==== RECORDS TO PROCESS ====

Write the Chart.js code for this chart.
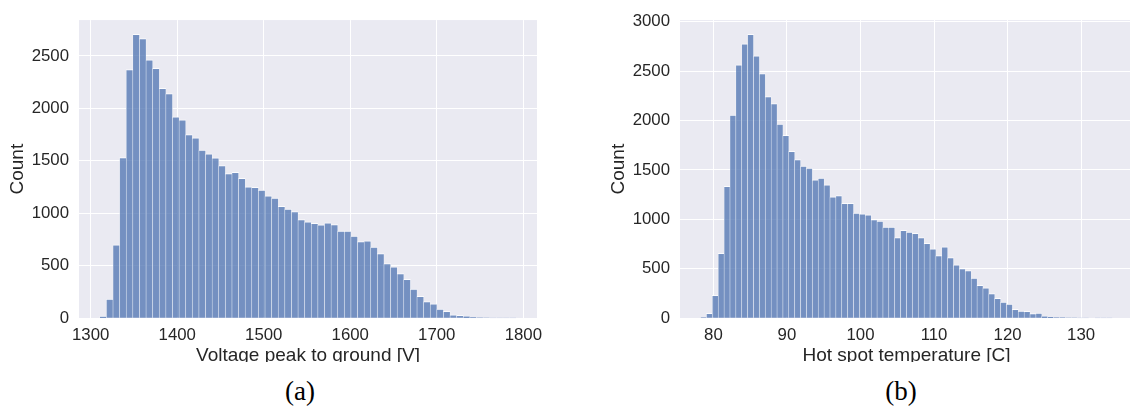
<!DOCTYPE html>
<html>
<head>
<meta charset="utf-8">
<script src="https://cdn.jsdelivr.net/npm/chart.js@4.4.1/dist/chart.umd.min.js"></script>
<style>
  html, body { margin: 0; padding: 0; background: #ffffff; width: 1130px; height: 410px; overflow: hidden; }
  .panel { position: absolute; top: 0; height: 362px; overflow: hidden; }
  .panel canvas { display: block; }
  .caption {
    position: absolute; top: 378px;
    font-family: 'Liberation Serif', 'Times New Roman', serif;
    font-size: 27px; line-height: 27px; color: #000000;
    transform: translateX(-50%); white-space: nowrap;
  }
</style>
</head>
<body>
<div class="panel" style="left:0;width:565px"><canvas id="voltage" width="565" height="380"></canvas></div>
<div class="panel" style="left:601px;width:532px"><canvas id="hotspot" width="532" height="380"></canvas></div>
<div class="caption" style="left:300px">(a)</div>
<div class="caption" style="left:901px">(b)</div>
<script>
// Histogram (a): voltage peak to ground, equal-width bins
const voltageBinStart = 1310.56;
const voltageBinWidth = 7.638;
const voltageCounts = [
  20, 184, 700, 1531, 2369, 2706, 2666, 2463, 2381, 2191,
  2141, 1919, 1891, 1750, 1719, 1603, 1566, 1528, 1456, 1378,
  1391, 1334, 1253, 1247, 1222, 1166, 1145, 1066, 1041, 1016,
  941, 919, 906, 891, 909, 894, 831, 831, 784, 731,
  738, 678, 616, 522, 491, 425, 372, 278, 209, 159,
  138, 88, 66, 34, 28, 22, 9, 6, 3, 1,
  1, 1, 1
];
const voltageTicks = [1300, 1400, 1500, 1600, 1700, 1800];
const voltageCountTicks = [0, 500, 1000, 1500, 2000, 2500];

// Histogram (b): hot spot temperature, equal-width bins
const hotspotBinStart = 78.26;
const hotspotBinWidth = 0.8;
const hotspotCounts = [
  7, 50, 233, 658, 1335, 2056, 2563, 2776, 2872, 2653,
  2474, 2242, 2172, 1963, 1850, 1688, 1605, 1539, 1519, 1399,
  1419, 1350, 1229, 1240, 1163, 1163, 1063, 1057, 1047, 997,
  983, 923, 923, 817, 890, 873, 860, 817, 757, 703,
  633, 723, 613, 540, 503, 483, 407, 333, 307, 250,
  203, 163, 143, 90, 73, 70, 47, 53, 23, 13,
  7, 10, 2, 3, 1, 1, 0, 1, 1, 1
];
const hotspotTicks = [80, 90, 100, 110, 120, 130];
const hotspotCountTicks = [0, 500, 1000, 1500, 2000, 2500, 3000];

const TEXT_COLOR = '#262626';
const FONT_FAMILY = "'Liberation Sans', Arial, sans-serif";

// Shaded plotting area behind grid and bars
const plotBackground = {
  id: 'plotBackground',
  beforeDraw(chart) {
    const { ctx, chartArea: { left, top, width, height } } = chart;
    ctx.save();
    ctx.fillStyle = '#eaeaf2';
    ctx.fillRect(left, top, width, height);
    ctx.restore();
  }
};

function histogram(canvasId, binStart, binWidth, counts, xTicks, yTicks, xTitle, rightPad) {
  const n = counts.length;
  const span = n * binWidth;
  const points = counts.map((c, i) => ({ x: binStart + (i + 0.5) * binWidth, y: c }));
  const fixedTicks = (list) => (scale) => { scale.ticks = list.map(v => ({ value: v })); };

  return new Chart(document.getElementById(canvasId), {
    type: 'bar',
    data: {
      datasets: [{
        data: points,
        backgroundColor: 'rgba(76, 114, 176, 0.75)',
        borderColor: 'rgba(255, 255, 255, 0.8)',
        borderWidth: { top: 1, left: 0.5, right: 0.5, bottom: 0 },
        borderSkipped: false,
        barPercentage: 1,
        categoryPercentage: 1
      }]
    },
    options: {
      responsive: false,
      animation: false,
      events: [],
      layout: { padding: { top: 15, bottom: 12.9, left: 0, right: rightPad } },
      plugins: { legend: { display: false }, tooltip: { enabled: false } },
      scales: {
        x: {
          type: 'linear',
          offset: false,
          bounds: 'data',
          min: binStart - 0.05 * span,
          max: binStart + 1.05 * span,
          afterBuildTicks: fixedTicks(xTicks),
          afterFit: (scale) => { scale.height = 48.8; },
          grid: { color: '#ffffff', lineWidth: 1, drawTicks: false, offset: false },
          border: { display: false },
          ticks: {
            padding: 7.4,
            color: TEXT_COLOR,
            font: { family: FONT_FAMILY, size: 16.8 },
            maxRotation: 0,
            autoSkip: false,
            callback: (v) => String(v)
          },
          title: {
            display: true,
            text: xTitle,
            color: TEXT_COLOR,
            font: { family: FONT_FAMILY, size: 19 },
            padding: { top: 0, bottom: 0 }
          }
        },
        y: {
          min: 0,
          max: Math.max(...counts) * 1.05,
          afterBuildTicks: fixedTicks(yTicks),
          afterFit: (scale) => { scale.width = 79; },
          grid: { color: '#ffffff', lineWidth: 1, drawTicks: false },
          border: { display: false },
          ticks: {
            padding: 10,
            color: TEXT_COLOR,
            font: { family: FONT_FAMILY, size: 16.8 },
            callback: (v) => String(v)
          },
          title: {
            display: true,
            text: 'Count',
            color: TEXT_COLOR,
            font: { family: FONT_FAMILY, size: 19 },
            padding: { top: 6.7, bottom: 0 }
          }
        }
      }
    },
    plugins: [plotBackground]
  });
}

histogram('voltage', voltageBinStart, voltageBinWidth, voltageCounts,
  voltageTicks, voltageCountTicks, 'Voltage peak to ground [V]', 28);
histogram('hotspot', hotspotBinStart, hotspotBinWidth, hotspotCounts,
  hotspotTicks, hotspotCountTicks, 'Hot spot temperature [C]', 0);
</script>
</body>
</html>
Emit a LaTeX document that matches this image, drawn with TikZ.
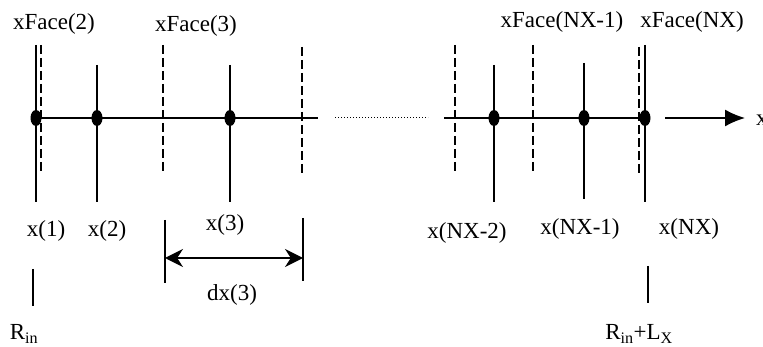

====

Give the data above again in full and unchanged, skipping the pictures.

Write the Chart.js code for this chart.
<!DOCTYPE html>
<html>
<head>
<meta charset="utf-8">
<script src="https://cdn.jsdelivr.net/npm/chart.js@4.4.1/dist/chart.umd.min.js"></script>
<style>
  html, body { margin: 0; padding: 0; background: #ffffff; width: 1130px; height: 410px; overflow: hidden; }
  .panel { position: absolute; top: 0; height: 362px; overflow: hidden; }
  .panel canvas { display: block; }
  .caption {
    position: absolute; top: 378px;
    font-family: 'Liberation Serif', 'Times New Roman', serif;
    font-size: 27px; line-height: 27px; color: #000000;
    transform: translateX(-50%); white-space: nowrap;
  }
</style>
</head>
<body>
<div class="panel" style="left:0;width:565px"><canvas id="voltage" width="565" height="380"></canvas></div>
<div class="panel" style="left:601px;width:532px"><canvas id="hotspot" width="532" height="380"></canvas></div>
<div class="caption" style="left:300px">(a)</div>
<div class="caption" style="left:901px">(b)</div>
<script>
// Histogram (a): voltage peak to ground, equal-width bins
const voltageBinStart = 1310.56;
const voltageBinWidth = 7.638;
const voltageCounts = [
  20, 184, 700, 1531, 2369, 2706, 2666, 2463, 2381, 2191,
  2141, 1919, 1891, 1750, 1719, 1603, 1566, 1528, 1456, 1378,
  1391, 1334, 1253, 1247, 1222, 1166, 1145, 1066, 1041, 1016,
  941, 919, 906, 891, 909, 894, 831, 831, 784, 731,
  738, 678, 616, 522, 491, 425, 372, 278, 209, 159,
  138, 88, 66, 34, 28, 22, 9, 6, 3, 1,
  1, 1, 1
];
const voltageTicks = [1300, 1400, 1500, 1600, 1700, 1800];
const voltageCountTicks = [0, 500, 1000, 1500, 2000, 2500];

// Histogram (b): hot spot temperature, equal-width bins
const hotspotBinStart = 78.26;
const hotspotBinWidth = 0.8;
const hotspotCounts = [
  7, 50, 233, 658, 1335, 2056, 2563, 2776, 2872, 2653,
  2474, 2242, 2172, 1963, 1850, 1688, 1605, 1539, 1519, 1399,
  1419, 1350, 1229, 1240, 1163, 1163, 1063, 1057, 1047, 997,
  983, 923, 923, 817, 890, 873, 860, 817, 757, 703,
  633, 723, 613, 540, 503, 483, 407, 333, 307, 250,
  203, 163, 143, 90, 73, 70, 47, 53, 23, 13,
  7, 10, 2, 3, 1, 1, 0, 1, 1, 1
];
const hotspotTicks = [80, 90, 100, 110, 120, 130];
const hotspotCountTicks = [0, 500, 1000, 1500, 2000, 2500, 3000];

const TEXT_COLOR = '#262626';
const FONT_FAMILY = "'Liberation Sans', Arial, sans-serif";

// Shaded plotting area behind grid and bars
const plotBackground = {
  id: 'plotBackground',
  beforeDraw(chart) {
    const { ctx, chartArea: { left, top, width, height } } = chart;
    ctx.save();
    ctx.fillStyle = '#eaeaf2';
    ctx.fillRect(left, top, width, height);
    ctx.restore();
  }
};

function histogram(canvasId, binStart, binWidth, counts, xTicks, yTicks, xTitle, rightPad) {
  const n = counts.length;
  const span = n * binWidth;
  const points = counts.map((c, i) => ({ x: binStart + (i + 0.5) * binWidth, y: c }));
  const fixedTicks = (list) => (scale) => { scale.ticks = list.map(v => ({ value: v })); };

  return new Chart(document.getElementById(canvasId), {
    type: 'bar',
    data: {
      datasets: [{
        data: points,
        backgroundColor: 'rgba(76, 114, 176, 0.75)',
        borderColor: 'rgba(255, 255, 255, 0.8)',
        borderWidth: { top: 1, left: 0.5, right: 0.5, bottom: 0 },
        borderSkipped: false,
        barPercentage: 1,
        categoryPercentage: 1
      }]
    },
    options: {
      responsive: false,
      animation: false,
      events: [],
      layout: { padding: { top: 15, bottom: 12.9, left: 0, right: rightPad } },
      plugins: { legend: { display: false }, tooltip: { enabled: false } },
      scales: {
        x: {
          type: 'linear',
          offset: false,
          bounds: 'data',
          min: binStart - 0.05 * span,
          max: binStart + 1.05 * span,
          afterBuildTicks: fixedTicks(xTicks),
          afterFit: (scale) => { scale.height = 48.8; },
          grid: { color: '#ffffff', lineWidth: 1, drawTicks: false, offset: false },
          border: { display: false },
          ticks: {
            padding: 7.4,
            color: TEXT_COLOR,
            font: { family: FONT_FAMILY, size: 16.8 },
            maxRotation: 0,
            autoSkip: false,
            callback: (v) => String(v)
          },
          title: {
            display: true,
            text: xTitle,
            color: TEXT_COLOR,
            font: { family: FONT_FAMILY, size: 19 },
            padding: { top: 0, bottom: 0 }
          }
        },
        y: {
          min: 0,
          max: Math.max(...counts) * 1.05,
          afterBuildTicks: fixedTicks(yTicks),
          afterFit: (scale) => { scale.width = 79; },
          grid: { color: '#ffffff', lineWidth: 1, drawTicks: false },
          border: { display: false },
          ticks: {
            padding: 10,
            color: TEXT_COLOR,
            font: { family: FONT_FAMILY, size: 16.8 },
            callback: (v) => String(v)
          },
          title: {
            display: true,
            text: 'Count',
            color: TEXT_COLOR,
            font: { family: FONT_FAMILY, size: 19 },
            padding: { top: 6.7, bottom: 0 }
          }
        }
      }
    },
    plugins: [plotBackground]
  });
}

histogram('voltage', voltageBinStart, voltageBinWidth, voltageCounts,
  voltageTicks, voltageCountTicks, 'Voltage peak to ground [V]', 28);
histogram('hotspot', hotspotBinStart, hotspotBinWidth, hotspotCounts,
  hotspotTicks, hotspotCountTicks, 'Hot spot temperature [C]', 0);
</script>
</body>
</html>
Emit a LaTeX document that matches this image, drawn with TikZ.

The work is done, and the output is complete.